In the two years since DMCii added 22m multispectral imagery to its geospatial data portfolio, the detailed satellite views of the Earth’s surface have proved highly-valued tools for farmers facing increasing pressures – not least of which is rising fertiliser costs.

Acquired from the latest generation of DMC imaging satellites – UK-DMC2 and Deimos-1 – this new class of data is employed every season for precision agriculture across numerous countries including the US, Canada, the UK, France, Netherlands, Germany, Lithuania, Russia and Japan, and accounts for 50% of DMCii’s annual growth.
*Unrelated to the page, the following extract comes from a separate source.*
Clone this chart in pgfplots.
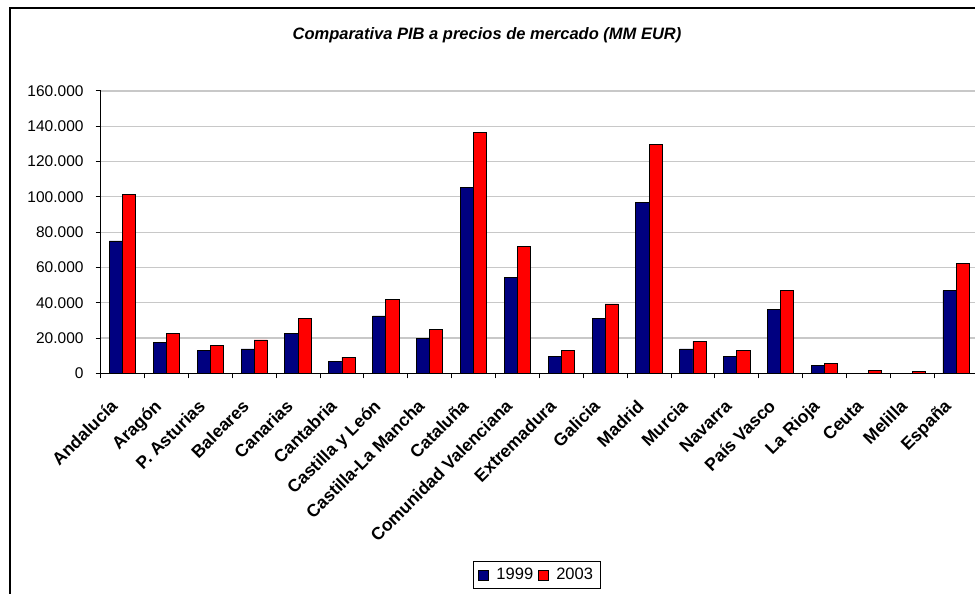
\documentclass[border=0pt]{standalone}
\usepackage{pgfplots}
\pgfplotsset{compat=1.18}
\usepackage{fontspec}
\setmainfont{Liberation Sans}
\definecolor{navyb}{HTML}{000080}
\definecolor{redb}{HTML}{FF0000}
\definecolor{gridg}{HTML}{C8C8C8}
\begin{document}
\begin{tikzpicture}[x=1pt,y=1pt]
\useasboundingbox (0,0) rectangle (975,594);
\begin{scope}
\clip (0,0) rectangle (975,594);
\draw[line width=2pt, black] (10,-10) -- (10,586) -- (990,586);
\node[font=\fontsize{16.5}{18}\selectfont\bfseries\itshape] at (487,559) {Comparativa PIB a precios de mercado (MM EUR)};
\begin{axis}[
  at={(100.7pt,220.7pt)}, anchor=south west,
  scale only axis, width=877.4pt, height=282.3pt,
  ybar=0pt, bar width=13.2pt,
  xmin=-0.5, xmax=19.5, ymin=0, ymax=160000,
  scaled y ticks=false,
  ytick={0,20000,40000,60000,80000,100000,120000,140000,160000},
  yticklabels={0,20.000,40.000,60.000,80.000,100.000,120.000,140.000,160.000},
  xtick={0,...,19},
  xticklabels={Andalucía,Aragón,P. Asturias,Baleares,Canarias,Cantabria,Castilla y León,Castilla-La Mancha,Cataluña,Comunidad Valenciana,Extremadura,Galicia,Madrid,Murcia,Navarra,País Vasco,La Rioja,Ceuta,Melilla,España},
  minor xtick={-0.5,0.5,...,19.5},
  major x tick style={draw=none},
  axis x line*=bottom, axis y line*=left,
  axis line style={black, line width=1.2pt},
  ymajorgrids, grid style={gridg, line width=1.1pt},
  tick align=outside, major tick length=5pt, minor tick length=5pt,
  tick style={black, line width=1pt},
  yticklabel style={font=\fontsize{15.5}{17}\selectfont, anchor=east, inner sep=0pt, xshift=-12pt},
  xticklabel style={font=\fontsize{17.5}{19}\selectfont\bfseries, anchor=base east, inner sep=0pt, xshift=-4pt, yshift=-29pt, rotate=45},
  legend style={at={(axis description cs:0.4243,-0.665)}, anchor=north west, draw=black, line width=0.8pt,
    inner xsep=5pt, inner ysep=5pt, font=\fontsize{16.5}{18}\selectfont, legend columns=2,
    /tikz/every even column/.append style={column sep=3pt}},
  legend cell align=left,
  clip=false,
]
\addplot[fill=navyb, draw=black, line width=0.9pt,
  legend image code/.code={\draw[fill=navyb,draw=black,line width=0.6pt] (0pt,-5pt) rectangle (9.5pt,4.5pt);}]
 coordinates {(0,75000) (1,17600) (2,13000) (3,13800) (4,22700) (5,6800) (6,32500) (7,19800) (8,105500) (9,54400) (10,9800) (11,31200) (12,96800) (13,13800) (14,9800) (15,36300) (16,4500) (17,0) (18,0) (19,46900)};
\addplot[fill=redb, draw=black, line width=0.9pt,
  legend image code/.code={\draw[fill=redb,draw=black,line width=0.6pt] (0pt,-5pt) rectangle (9.5pt,4.5pt);}]
 coordinates {(0,101500) (1,22700) (2,15900) (3,18900) (4,31000) (5,9100) (6,41600) (7,25100) (8,136500) (9,71800) (10,12900) (11,39300) (12,129500) (13,18100) (14,12900) (15,46900) (16,5300) (17,1500) (18,800) (19,62200)};
\legend{\hspace{6pt}1999,\hspace{6pt}2003}
\end{axis}
\end{scope}
\end{tikzpicture}
\end{document}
In precision agriculture, satellite data is used to gather precise knowledge of a farmer’s land, pinpointing variations in crop growth and condition. The farmer is shown just where fertiliser or crop protection chemicals need to be applied, and in what quantities. GPS-based instructions can be relayed directly to tractors and other automated farm equipment. The aim is to maximise crop yield and quality while minimising production costs and environmental impact.

“There is a general emphasis at the moment on producing more food for the ever-growing world population,” says Paul Stephens, DMCii Director of Marketing. “Monitoring from the high ground of space represents a cost-effective way to help farmers use land and resources more efficiently.”

For the last five years DMC satellite data has been utilised by specialist precision agriculture companies. The imagery comes geo-rectified, as is standard, for integration into users’ Geographical Information Systems (GIS) software. But because the DMC satellites are operated together as a constellation, they offer much more timely data than a single satellite, delivering rapid revisit opportunities every 1-2 days. Compare this to Landsat’s 16 day minimum revisit time which often means months between cloud-free images.

The improved-quality 22m data produced by the two newest DMC satellites has opened up new service possibilities for value-adding companies, with more detail making the data suitable for much smaller field sizes. In addition, these higher resolution images now have 10-bit instead of 8-bit pixels, yielding greater sensitivity in the DMC’s three Landsat-compatible spectral bands of red, green and near-infrared.

“In the past, precision agriculture planned what to do in the current year based on last year’s growth patterns,” explains Paul Stephens. “This was down to a lack of availability of up-to-date satellite images. Now the DMC constellation can cover whole countries every 2-3 days which typically means cloud-free imagery every week or so for any given field. This opens the door to near real-time precision agriculture – applying inputs to crops according to their current growth patterns and condition.”

The DMC satellites are unique because they combine relatively high resolution with an extremely wide 650 km swath width. Enhanced onboard storage and downlink bandwidth on the 22m satellites stretch this along-track length up to more than 1200 km.

“The satellites deliver vast area coverage,” adds Paul Stephens. “So a precision farming company in France for example might receive a single image that shows almost the whole of the country. They can analyse hundreds of customers’ farms based on that image alone, as well as market services to other farms who have to sign up.”

The sensors on all satellites a rigorously calibrated so that customers can use the data from any satellite interchangeably and extract quantitative biophysical information about the crop.

2011 will see two new DMC satellites commence operations – Nigeriasat-2 and Nigeriasat-X – with 5m, 32m and 22m imaging resolutions, joining the rest of the internationally-owned, jointly-run DMC constellation.